Looks like the Drudge Report won’t be coming to China anytime soon. China’s top online regulator, the intriguingly monikered Cyberspace Administration of China, is cracking down on internet companies’ original news reporting. A report by Bloomberg states the regulator has ordered leading internet companies such as Sina Corp and Tencent, to stop its own original news content and rely instead on state run agencies. The crackdown on the Middle Kingdom’s online news portals comes against a general campaign by government authorities to tighten their control over the dissemination and distribution of both information and content online.

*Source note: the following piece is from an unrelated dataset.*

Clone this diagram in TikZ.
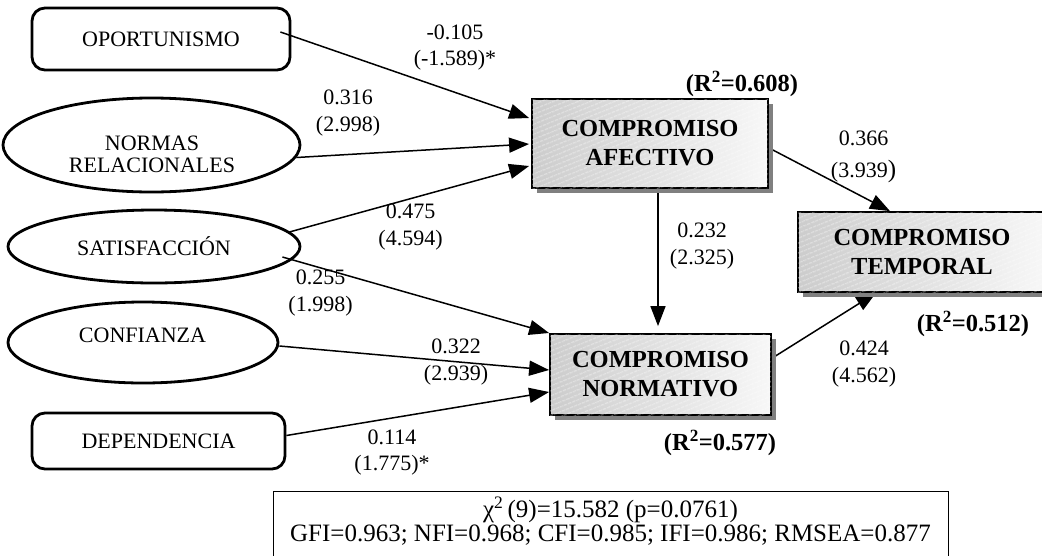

News of the ban was first publicized in state-owned The Paper, which said several digital news portals had “seriously violated” regulations with their coverage causing “huge negative effects.” Mobile and online news reporters have been ordered to dismantle their current affairs and news gathering operations. Chinese President Xi Jinping is believed to be a firm believer in greater controls over the internet in China, and for the media in specific to serve the purpose of the ruling Communist Party. Earlier this year he was quoted telling state media outlets to “speak for the Party and its propositions and protect the Party’s authority and unity.”
Recent months have seen greater limits placed on the importing of foreign content for distribution on China’s internet platforms and also greater censorship on what kind of content is permissible. The moves come ahead of next year’s epochal Communist Party congress. The general economic slowdown in China, as well as an unprecedented campaign against corruption, is believed to have made Chinese authorities even more keen to up their control on the spread of information and materials. Part of the crackdown also comes after years of under-regulation in the online space, as authorities raced to keep up with technological advances. Tencent’s QQ and WeChat, for example, host more than a billion combined users for their services.